When you commit to a project that stretches across years, you evolve with it. I haven’t looked at the first draft of the first page of the first book in a long time, but if I did, I doubt I’d recognize it. The beginning wasn’t really the beginning. And it shouldn’t have been.
What’s changed isn’t just the writing—it’s how I work. This month, I finally upgraded my setup. For years, this project lived in notebooks and on a single laptop screen. And now—nearly six years in—I added a second monitor. It sounds small, but it matters. I’m deep in the editing phase, and being able to see two documents at once—comments on one side, the manuscript on the other—makes the process feel more deliberate. Two versions of the same thing, existing at the same time.
That upgrade marks a new phase of the project. And this is the phase where the grind really shows up.
I’m right in the middle right now—editing the middle of book two of the trilogy. I can’t think of a harder place to be if you’re trying to stay motivated. Especially because this is a second draft. And second drafts are brutal.
This is where you confront all the things you told yourself you’d “figure out later.” This is where you reread sloppy sections and resent the version of yourself who rushed through them. The momentum I had in the first draft now comes in fits and starts. There’s a lot more reading than writing. The work is slower—at least it feels slower.
This month, I wrote every day for twenty-five minutes. And in that time, I edited chapters nine through eleven. Two chapters in a month. About twelve and a half hours of work.
This book has twenty-six chapters.
And then there’s book three.
Yeah… doing that math was a mistake.
Sometimes I think I should speed things up. And now you know why this project is taking so long. Part of me wants to pour everything I have into it. But I also know that I can’t. Not while working full-time, training for a triathlon, making YouTube videos, and still trying to have something that resembles a normal life.
And strangely, I like this balance. When I stop thinking about needing to finish, I feel better. I feel at peace with the project. It becomes a routine. Something I return to. Which I think I talked about in my last video.
It’s hard to explain what writing is to me now. It’s something nobody really cares about. It’s something I barely talk about, because no one wants to hear about a project this vague and this long. Friends and family want something recent to cheer for.
But writing feels more like a birthday.
It’s something you come back to every so often and celebrate the fact that you’re still doing it. You’re still here. You haven’t quit. You’re still creating. Still breathing. Another trip around the sun. A little more progress.
And sometimes, as the world turns, you get small upgrades along the way. This time, it was a new monitor—something to make the journey slightly easier. Which is good, because the work itself isn’t getting easier.

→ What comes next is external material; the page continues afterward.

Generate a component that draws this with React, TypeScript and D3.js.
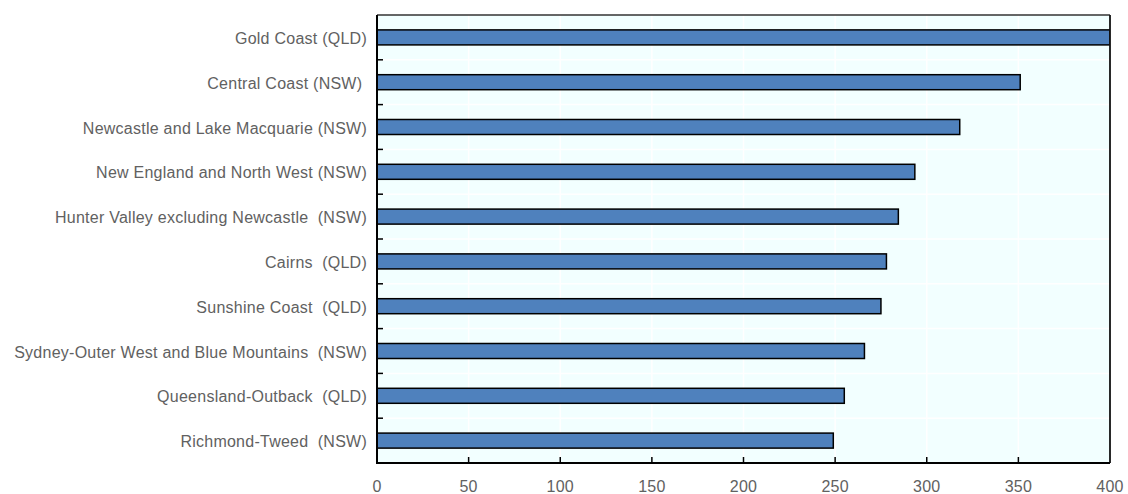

It’s about recognizing when things are hard. And accepting that when it’s hard, it’s going to move more slowly. I curse the writer I was two years ago for leaving me with this messy draft. I curse him for not thinking things through. For making it up as he went.
But… isn’t that life? Making it up as we go.
I think this project is in its adult stage now. I understand that it’s a daily grind. No one is going to finish it for me. If I abandon it, it dies. If I keep showing up—even in small ways—it keeps growing.
Like me.
And honestly, I don’t think there’s another upgrade that will suddenly make this easy. I don’t need a third monitor. Sometimes you already have everything you need, and what’s left is just the work. It’s like buying a faster bike but still being afraid to descend. The upgrade only matters when you’ve leveled up.
It’s like that old saying: When the student is ready, the master appears.
For now, it’s about maintaining inertia. Keeping momentum. Filming myself every day helps. And knowing there’s a break at the end helps too. You learn these little tricks as you get older. You learn how you work. And at this stage—when things feel the hardest—this is enough.